The Governor then recounts the casualties: the major domo and two Mission Indians killed, Father Cuevas and two Indians wounded, all the horses killed. He adds that Sergeant Luís Peralta immediately went out with a punitive expedition.

Peralta's story is told in a diary dated January 30, at San Francisco (Bancroft Trans., Prov. St. Pap., XIX: 33-34). He left San Francisco January 19 for Santa Clara to raise personnel. With 18 soldiers and some civilians he arrived on the 22nd "at the point where the evil doers made their attack." They found the body of the major domo, and "since, due to the rain, they could find no trace of the Indians, they camped in the Sierra." Very clearly there was no rancheria or other habitation at this point.

Peralta continues that he found two Gentiles who told them where the rancheria was. Early on January 23 they marched to the place designated. When the occupants began hostilities, the Spaniards fell upon them and killed five. The remainder "fired at us from some barrancas, part of them from a wood [bosque] which was located there. Soon all retreated to the wood." The whites then attacked the wood and cleared it out, capturing 25 persons, all women and children, and killing another five "Indios." At dark they retired for the night "to where the horses had been left," but the following day returned briefly to the wood, where they found no one. Then all hands returned to the mission.

Despite the fact that at least 40 Indians were encountered, there is no indication in the Peralta diary of any permanent habitation. The attack on Father Cuevas occurred at a point where no trace of natives could be found. The battle in which Peralta was engaged took place among barrancas and in a forested area—again, no suggestion of houses or of even a temporary settlement.

With regard to the name of the tribal group concerned there seems to be no question. In a letter of May 30, 1805, from San Francisco to Governor Arrillaga (Bancroft Trans., Prov. St. Pap., XIX: 42) José Arguello speaks of "the rancheria of the Luechas, where the attack against Father Cuevas took place." Much later, José Maria Amador, writing for H. H. Bancroft in 1877 (Bancroft Manuscript, Amador, Memorias, translated by Earl R. Hewitt), referred to "Cuevas, who was going to instruct in the Christian faith the heathen at the Lochis rancheria...." Here is a discrepancy, for the contemporary documents state that Father Cuevas intended to exercise his religious functions at the rancheria of the Asirenes. However, it is clear enough that the outrage itself was perpetrated by the Luechas.

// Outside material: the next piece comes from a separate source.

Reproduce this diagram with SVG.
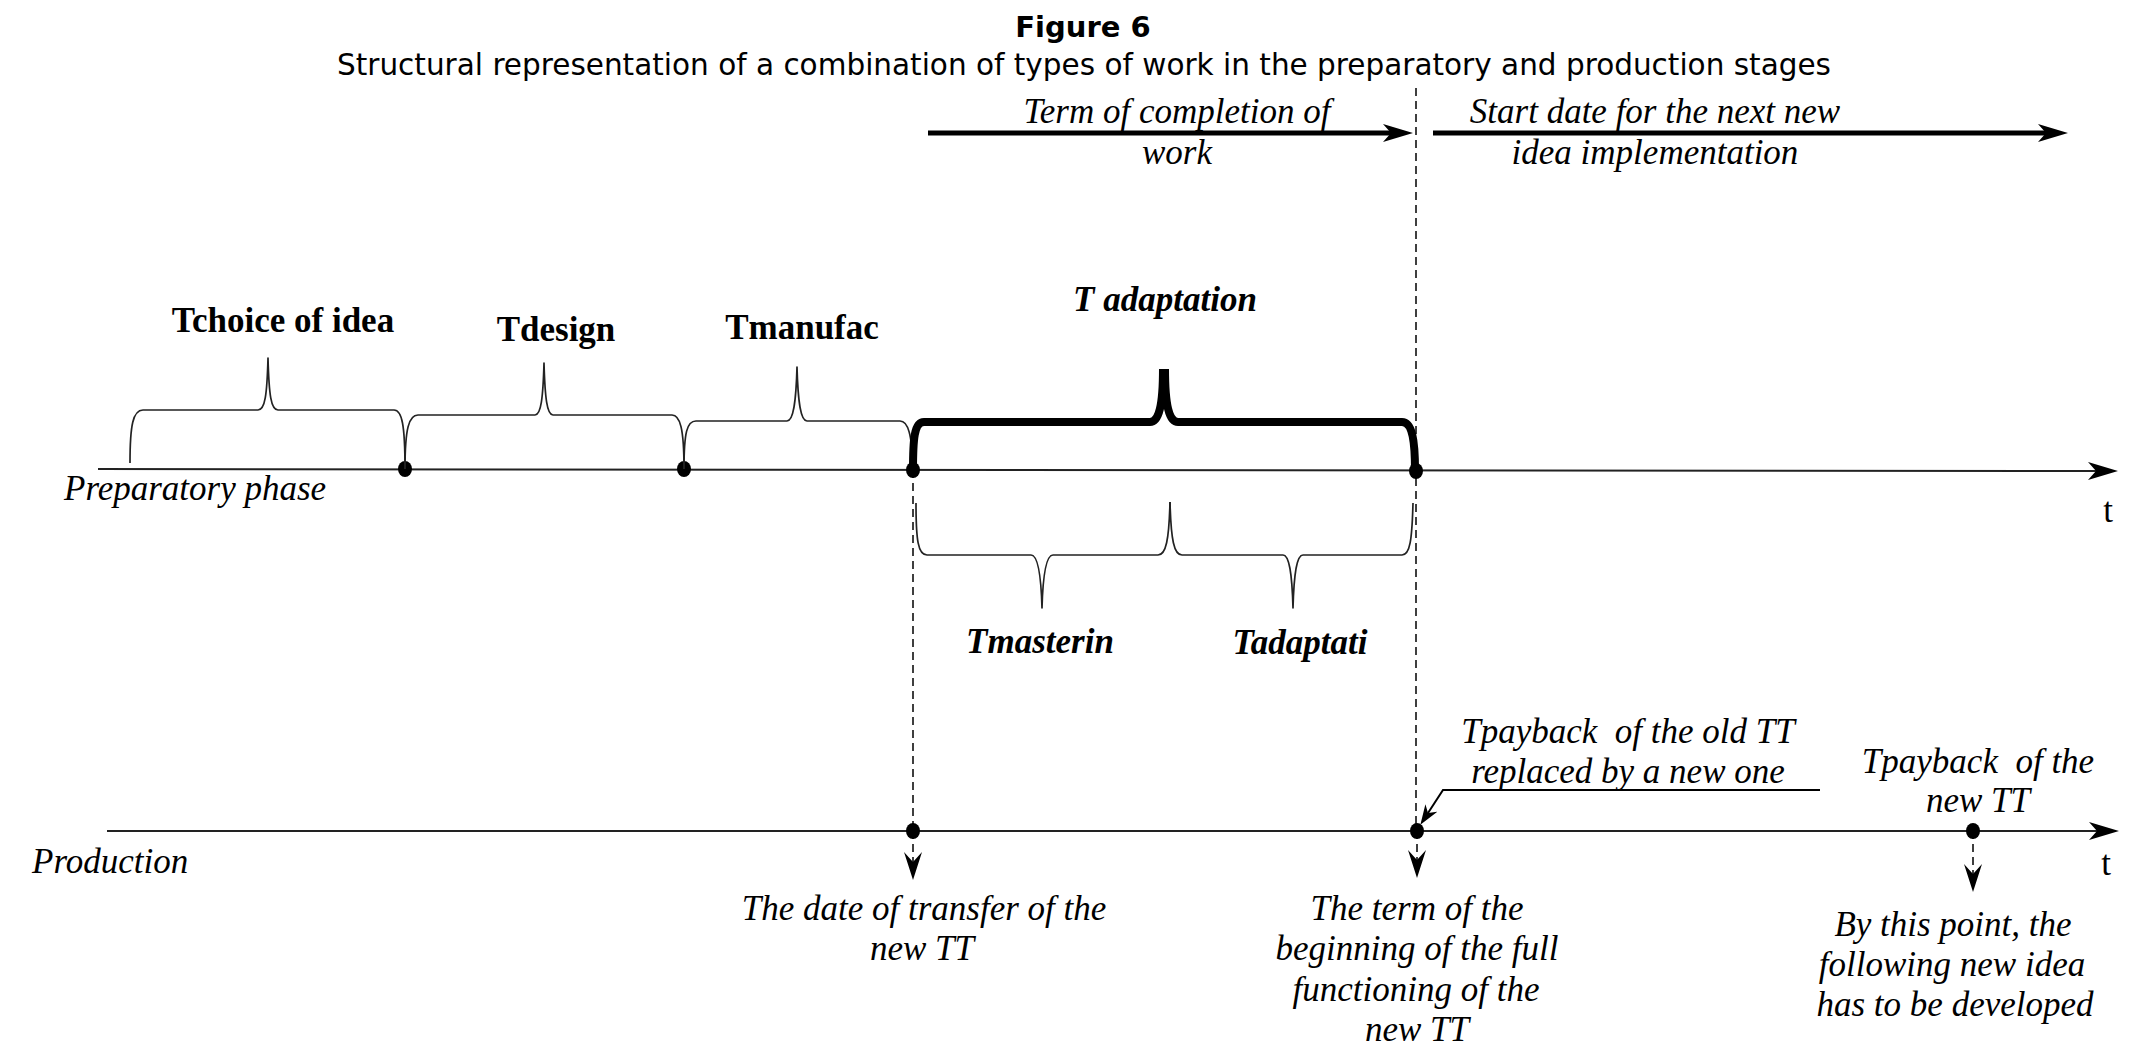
<svg xmlns="http://www.w3.org/2000/svg" width="2131" height="1042" viewBox="0 0 2131 1042">
<style>
  text { fill: #000; }
  .title { font-family: "DejaVu Sans", Verdana, sans-serif; font-size: 29px; font-weight: bold; text-anchor: middle; }
  .sub { font-family: "DejaVu Sans", Verdana, sans-serif; font-size: 29.3px; text-anchor: middle; }
  .it { font-family: "Liberation Serif", "Times New Roman", serif; font-size: 35px; font-style: italic; text-anchor: middle; }
  .itl { font-family: "Liberation Serif", "Times New Roman", serif; font-size: 35px; font-style: italic; }
  .b { font-family: "Liberation Serif", "Times New Roman", serif; font-size: 35px; font-weight: bold; text-anchor: middle; }
  .bi { font-family: "Liberation Serif", "Times New Roman", serif; font-size: 35px; font-weight: bold; font-style: italic; text-anchor: middle; }
  .t { font-family: "Liberation Serif", "Times New Roman", serif; font-size: 35px; text-anchor: middle; }
  .axis { stroke: #222; stroke-width: 2; fill: none; }
  .thick { stroke: #000; stroke-width: 5; fill: none; }
  .dash { stroke: #000; stroke-width: 1.5; stroke-dasharray: 8 5; fill: none; }
  .brace { stroke: #222; stroke-width: 1.7; fill: none; stroke-linejoin: round; }
  .bigbrace { stroke: #000; stroke-width: 8; fill: none; stroke-linecap: butt; }
  .thin { stroke: #000; stroke-width: 2; fill: none; }
  .dot { fill: #000; }
</style>
<defs>
  <marker id="head" markerUnits="userSpaceOnUse" markerWidth="32" markerHeight="20" refX="8" refY="9" orient="auto">
    <path d="M0,0 L30,9 L0,18 L8,9 Z" fill="#000"/>
  </marker>
  <marker id="vhead" markerUnits="userSpaceOnUse" markerWidth="30" markerHeight="20" refX="10" refY="9" orient="auto">
    <path d="M0,0 L28,9 L0,18 L10,9 Z" fill="#000"/>
  </marker>
  <marker id="shead" markerUnits="userSpaceOnUse" markerWidth="22" markerHeight="16" refX="6" refY="7" orient="auto">
    <path d="M0,0 L20,7 L0,14 L6,7 Z" fill="#000"/>
  </marker>
</defs>

<g id="title">
  <text class="title" x="1083" y="37">Figure 6</text>
  <text class="sub" x="1084" y="75" textLength="1494" lengthAdjust="spacingAndGlyphs">Structural representation of a combination of types of work in the preparatory and production stages</text>
</g>

<g id="connectors">
  <line class="dash" x1="1416" y1="88" x2="1416" y2="831"/>
  <line class="dash" x1="913" y1="470" x2="913" y2="831"/>
  <path class="axis" d="M98,469 L2096,471" marker-end="url(#head)"/>
  <path class="axis" d="M107,831 L2097,831" marker-end="url(#head)"/>
  <line class="thick" x1="928" y1="133" x2="1391" y2="133" marker-end="url(#head)"/>
  <line class="thick" x1="1433" y1="133" x2="2046" y2="133" marker-end="url(#head)"/>
  <line class="dash" x1="913" y1="831" x2="913" y2="862" marker-end="url(#vhead)"/>
  <line class="dash" x1="1417" y1="831" x2="1417" y2="860" marker-end="url(#vhead)"/>
  <line class="dash" x1="1973" y1="831" x2="1973" y2="874" marker-end="url(#vhead)"/>
  <path class="thin" d="M1820,790 L1443,790 L1428,813" marker-end="url(#shead)"/>
</g>

<g id="dots">
  <ellipse class="dot" cx="405" cy="469" rx="7" ry="8"/>
  <ellipse class="dot" cx="684" cy="469" rx="7" ry="8"/>
  <ellipse class="dot" cx="913" cy="470" rx="7" ry="8"/>
  <ellipse class="dot" cx="1416" cy="471" rx="7" ry="8"/>
  <ellipse class="dot" cx="913" cy="831" rx="7" ry="8"/>
  <ellipse class="dot" cx="1417" cy="831" rx="7" ry="8"/>
  <ellipse class="dot" cx="1973" cy="831" rx="7" ry="8"/>
</g>

<g id="node-choice">
  <path class="brace" d="M130,463 C130,425 133,410 143,410 L258,410 C265,410 267,395 268,358 C269,395 271,410 278,410 L394,410 C402,410 405,425 405,469"/>
  <text class="b" x="283" y="332">Tchoice of idea</text>
</g>
<g id="node-design">
  <path class="brace" d="M405,469 C405,428 409,415 418,415 L535,415 C541,415 543,398 544,363 C545,398 547,415 553,415 L672,415 C680,415 684,428 684,469"/>
  <text class="b" x="556" y="341">Tdesign</text>
</g>
<g id="node-manufac">
  <path class="brace" d="M684,469 C684,432 687,421 696,421 L787,421 C793,421 796,404 797,367 C798,404 801,421 807,421 L900,421 C908,421 912,434 913,469"/>
  <text class="b" x="802" y="339">Tmanufac</text>
</g>
<g id="node-adaptation">
  <path class="bigbrace" d="M913,470 C913,440 914,422 924,422 L1150,422 C1159,422 1163,405 1163,369"/>
  <path class="bigbrace" d="M1165,369 C1165,405 1169,422 1178,422 L1402,422 C1412,422 1415,440 1415,470"/>
  <text class="bi" x="1165" y="311">T adaptation</text>
</g>
<g id="node-masterin">
  <path class="brace" d="M916,503 C916,540 918,555 927,555 L1031,555 C1037,555 1041,572 1042,608 C1043,572 1047,555 1053,555 L1158,555 C1166,555 1169,540 1170,502"/>
  <text class="bi" x="1040" y="653">Tmasterin</text>
</g>
<g id="node-adaptati">
  <path class="brace" d="M1170,502 C1171,540 1174,555 1182,555 L1283,555 C1289,555 1292,572 1293,608 C1294,572 1297,555 1303,555 L1402,555 C1410,555 1412,540 1413,503"/>
  <text class="bi" x="1300" y="654">Tadaptati</text>
</g>

<g id="label-preparatory">
  <text class="itl" x="64" y="500">Preparatory phase</text>
</g>
<g id="label-t1"><text class="t" x="2108" y="522">t</text></g>
<g id="label-production">
  <text class="itl" x="32" y="873">Production</text>
</g>
<g id="label-t2"><text class="t" x="2106" y="875">t</text></g>

<g id="label-completion">
  <text class="it" x="1177" y="123">Term of completion of</text>
  <text class="it" x="1177" y="164">work</text>
</g>
<g id="label-startdate">
  <text class="it" x="1655" y="123">Start date for the next new</text>
  <text class="it" x="1655" y="164">idea implementation</text>
</g>

<g id="label-transfer">
  <text class="it" x="924" y="920">The date of transfer of the</text>
  <text class="it" x="922" y="960">new TT</text>
</g>
<g id="label-full">
  <text class="it" x="1417" y="920">The term of the</text>
  <text class="it" x="1417" y="960">beginning of the full</text>
  <text class="it" x="1416" y="1001">functioning of the</text>
  <text class="it" x="1417" y="1041">new TT</text>
</g>
<g id="label-oldtt">
  <text class="it" x="1628" y="743" xml:space="preserve">Tpayback  of the old TT</text>
  <text class="it" x="1628" y="783">replaced by a new one</text>
</g>
<g id="label-newtt">
  <text class="it" x="1978" y="773" xml:space="preserve">Tpayback  of the</text>
  <text class="it" x="1978" y="812">new TT</text>
</g>
<g id="label-point">
  <text class="it" x="1953" y="936">By this point, the</text>
  <text class="it" x="1952" y="976">following new idea</text>
  <text class="it" x="1955" y="1016">has to be developed</text>
</g>
</svg>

The location of the people—wholly apart from the question of where the attack occurred—is equivocal. That the attack took place in the Sierra is beyond doubt, but that the home of the offenders was likewise in the hills is not so sure. Cutter (1950, p. 92) relies upon a statement of Amador (below) when he states: "The Indians had turned out to be the Luechas, residents of the hills between Livermore and the San Joaquin Valley"; and "this would place them at the foothills east of Mount Diablo at the entrance of the Valley." The pertinent sentence in Amador's Memorias (MS, p. 13) reads thus: "rancheria de Loechas, como 14 leguas al oriente de la mision, arriba del actual pueblo de Livermore a 4 o 5 leguas de dista."

Allowing, conservatively, 2.5 miles per league, the total distance from the mission, if Amador is correct, would be 35 miles. The rancheria would be from 10 to 12.5 miles from Livermore. The term "above" ("arriba de....") does not necessarily mean toward the geographical north, but the direction may be taken as in the quadrant from north to east. The arc of the circumference of a circle with center at Livermore and radius of 12 miles passes approximately from San Ramon in the northwest, well south of Mount Diablo, across the very rough lower spurs of the mountain massif to the mouth of Kellogg Creek near Byron to the northeast. From here it runs along beyond Altamont, close to Mountain House and Midway, as far as upper Corral Hollow to the southeast. This entire stretch is devoid of any indication of substantial aboriginal occupancy, either in the eighteenth-century documents or in modern archaeological research.